With respect to lab students, the percentage points earned for attitude (conscientious adherence to lab protocol) and attendance were critical to their final grades. The amount of material they perceived as having learned was notably higher than that among lecture students, which reaffirms the long-held belief that hands-on experience improves interest and, hence, learning. Again, this finding comes as no surprise.
Over the five semesters studied, 71 percent of students completed the course-specific, end-of-semester questionnaires, a figure that our institutional “Student Evaluation of Instructors” initiative at the time could only hope to have achieved. Nearly all students said that the instructional approach—teacher-prepared instructional objectives they are obliged to complete—was helpful to learning and test preparation and favored the attendance policy. Indeed, of the parameters employed here, attendance figured most prominently in the final grades, with students that attended regularly earning the highest grades. This is certainly not a revelation, but many college and university teachers either lack or have very loose attendance policies, which I believe to be a mistake. A fair, well-structured attendance policy compels students to be better organized and prepared. Likewise, class participation is one of the hallmarks of late 20th century instruction, and every student in the 60 percent of those who participated in course-related, individual involvement activities during those five semesters earned an A, B, or C final grade.

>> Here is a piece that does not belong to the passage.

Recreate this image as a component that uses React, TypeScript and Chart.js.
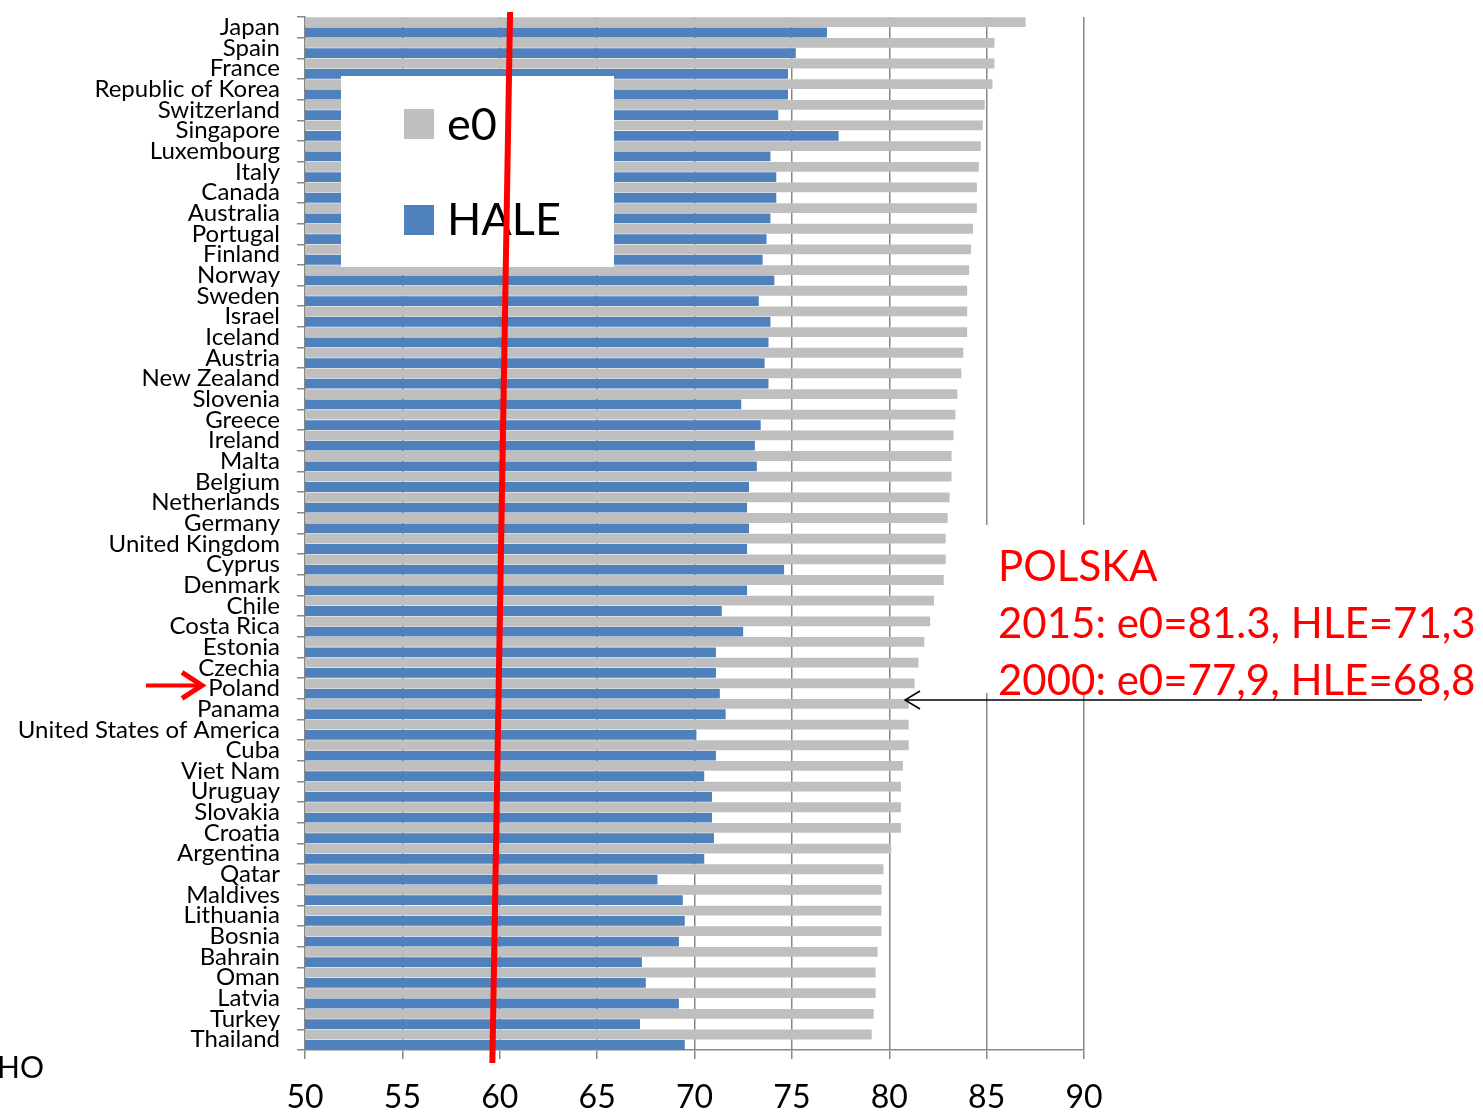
import React, { useEffect, useRef } from "react";
import { Chart, registerables } from "chart.js";

Chart.register(...registerables);

const countries = [
  "Japan", "Spain", "France", "Republic of Korea", "Switzerland", "Singapore", "Luxembourg", "Italy",
  "Canada", "Australia", "Portugal", "Finland", "Norway", "Sweden", "Israel", "Iceland", "Austria",
  "New Zealand", "Slovenia", "Greece", "Ireland", "Malta", "Belgium", "Netherlands", "Germany",
  "United Kingdom", "Cyprus", "Denmark", "Chile", "Costa Rica", "Estonia", "Czechia", "Poland",
  "Panama", "United States of America", "Cuba", "Viet Nam", "Uruguay", "Slovakia", "Croatia",
  "Argentina", "Qatar", "Maldives", "Lithuania", "Bosnia", "Bahrain", "Oman", "Latvia", "Turkey",
  "Thailand",
];

const e0Values = [
  87.0, 85.4, 85.4, 85.3, 84.9, 84.8, 84.7, 84.6, 84.5, 84.5, 84.3, 84.2, 84.1, 84.0, 84.0, 84.0,
  83.8, 83.7, 83.5, 83.4, 83.3, 83.2, 83.2, 83.1, 83.0, 82.9, 82.9, 82.8, 82.3, 82.1, 81.8, 81.5,
  81.3, 81.0, 81.0, 81.0, 80.7, 80.6, 80.6, 80.6, 80.1, 79.7, 79.6, 79.6, 79.6, 79.4, 79.3, 79.3,
  79.2, 79.1,
];

const haleValues = [
  76.8, 75.2, 74.8, 74.8, 74.3, 77.4, 73.9, 74.2, 74.2, 73.9, 73.7, 73.5, 74.1, 73.3, 73.9, 73.8,
  73.6, 73.8, 72.4, 73.4, 73.1, 73.2, 72.8, 72.7, 72.8, 72.7, 74.6, 72.7, 71.4, 72.5, 71.1, 71.1,
  71.3, 71.6, 70.1, 71.1, 70.5, 70.9, 70.9, 71.0, 70.5, 68.1, 69.4, 69.5, 69.2, 67.3, 67.5, 69.2,
  67.2, 69.5,
];

const xMin = 50;
const xMax = 90;
const xStep = 5;
const seriesNames = ["e0", "HALE"];
const noteLines = ["POLSKA", "2015: e0=81.3, HLE=71,3", "2000: e0=77,9, HLE=68,8"];
const sourceText = "HO";
const highlightCountry = "Poland";

const GRAY = "#BFBFBF";
const BLUE = "#4F81BD";
const GRID = "#878787";
const RED = "#FF0000";
const FONT = "Lato, 'Open Sans', sans-serif";

const overlayPlugin = {
  id: "overlay",
  afterDraw(chart: any) {
    const ctx = chart.ctx as CanvasRenderingContext2D;
    const xs = chart.scales.x;
    const ys = chart.scales.y;
    ctx.save();

    // legend box
    ctx.fillStyle = "#ffffff";
    ctx.fillRect(341, 76, 273, 191);
    ctx.fillStyle = GRAY;
    ctx.fillRect(404, 109, 30, 30);
    ctx.fillStyle = BLUE;
    ctx.fillRect(404, 205, 30, 30);
    ctx.fillStyle = "#000000";
    ctx.font = `45px ${FONT}`;
    ctx.textAlign = "left";
    ctx.textBaseline = "middle";
    ctx.fillText(seriesNames[0], 447, 125);
    ctx.fillText(seriesNames[1], 447, 220);

    // red vertical line
    ctx.strokeStyle = RED;
    ctx.lineWidth = 6;
    ctx.beginPath();
    ctx.moveTo(xs.getPixelForValue(60.53), 12);
    ctx.lineTo(xs.getPixelForValue(59.62), 1063);
    ctx.stroke();

    // note box
    ctx.fillStyle = "#ffffff";
    ctx.fillRect(965, 525, 518, 168);
    ctx.fillStyle = RED;
    ctx.font = `42px ${FONT}`;
    ctx.textAlign = "left";
    ctx.textBaseline = "middle";
    const ny = [567, 624, 681];
    noteLines.forEach((t, i) => ctx.fillText(t, 998, ny[i]));

    // black arrow
    ctx.strokeStyle = "#000000";
    ctx.lineWidth = 1.5;
    ctx.beginPath();
    ctx.moveTo(1422, 700);
    ctx.lineTo(906, 700);
    ctx.stroke();
    ctx.beginPath();
    ctx.moveTo(920, 691);
    ctx.lineTo(905, 700);
    ctx.lineTo(920, 709);
    ctx.stroke();

    // red arrow at Poland label
    const idx = countries.indexOf(highlightCountry);
    const py = ys.getPixelForValue(idx) - 3;
    ctx.strokeStyle = RED;
    ctx.lineWidth = 4;
    ctx.beginPath();
    ctx.moveTo(146, py);
    ctx.lineTo(200, py);
    ctx.stroke();
    ctx.lineWidth = 5;
    ctx.lineJoin = "miter";
    ctx.beginPath();
    ctx.moveTo(182, py - 13);
    ctx.lineTo(202, py);
    ctx.lineTo(182, py + 13);
    ctx.stroke();

    // source text (cut at left edge)
    ctx.fillStyle = "#000000";
    ctx.font = `30px ${FONT}`;
    ctx.textAlign = "left";
    ctx.textBaseline = "middle";
    ctx.fillText(sourceText, -3, 1068);

    ctx.restore();
  },
};

export default function App() {
  const ref = useRef<HTMLCanvasElement | null>(null);

  useEffect(() => {
    document.body.style.margin = "0";
    const canvas = ref.current;
    if (!canvas) return;
    const chart = new Chart(canvas, {
      type: "bar",
      data: {
        labels: countries,
        datasets: [
          {
            label: seriesNames[0],
            data: e0Values,
            backgroundColor: GRAY,
            barPercentage: 0.95,
            categoryPercentage: 1,
          },
          {
            label: seriesNames[1],
            data: haleValues,
            backgroundColor: BLUE,
            barPercentage: 0.95,
            categoryPercentage: 1,
          },
        ],
      },
      options: {
        indexAxis: "y",
        responsive: false,
        animation: false,
        devicePixelRatio: 1,
        layout: { padding: { top: 17, right: 399, left: 0, bottom: 0 } },
        plugins: {
          legend: { display: false },
          tooltip: { enabled: false },
          title: { display: false },
        },
        scales: {
          x: {
            min: xMin,
            max: xMax,
            ticks: {
              stepSize: xStep,
              color: "#000000",
              font: { family: FONT, size: 32 },
              padding: 19,
              maxRotation: 0,
            },
            grid: {
              color: GRID,
              lineWidth: 1.5,
              tickLength: 9,
              drawTicks: true,
            },
            border: { color: GRID, width: 1.5 },
            afterFit: (s: any) => {
              s.height = 64;
              s.paddingLeft = 0;
              s.paddingRight = 0;
            },
          },
          y: {
            ticks: {
              autoSkip: false,
              color: "#000000",
              font: { family: FONT, size: 24, lineHeight: 1 },
              padding: 17,
            },
            grid: {
              offset: true,
              drawOnChartArea: false,
              drawTicks: true,
              tickLength: 8,
              color: GRID,
              lineWidth: 1.5,
            },
            border: { color: GRID, width: 1.5 },
            afterFit: (s: any) => {
              s.width = 305;
              s.paddingTop = 0;
              s.paddingBottom = 0;
            },
          },
        },
      },
      plugins: [overlayPlugin],
    });
    return () => chart.destroy();
  }, []);

  return (
    <div style={{ position: "absolute", left: 0, top: 0, width: 1483, height: 1114, background: "#fff" }}>
      <canvas ref={ref} width={1483} height={1114} style={{ display: "block" }} />
    </div>
  );
}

The retention rate for my classes predictably hovers around 90 percent or more, and students complete them with a successful grade at 89 percent. If we were to exclude those students who earned an E because they never showed up for class and failed to withdraw, the retention rate would be somewhere around 98 percent. These are highly desirable figures for any instructor of a core college course and suggest to me that having many parameters, including a non-punitive attendance policy, is an important factor.
However limited in scope my study was, it does illustrate that employing several parameters not only provides students with a wider berth in which to express their learning, but the approach also provides instructors with a better strategy for assessing students’ understanding of what we teach. It also supports the view that a non-punitive attendance policy can work and demonstrates that pre- and post-testing can be another valuable learning assessment tool. Student performance on these tests provides an excellent opportunity for teachers to identify content areas in which more attention might need to be focused. Likewise, by soliciting student opinions at semester’s end about their learning experience via a subjective course-specific survey, teachers can acquire useful feedback that may help them improve future instructional delivery.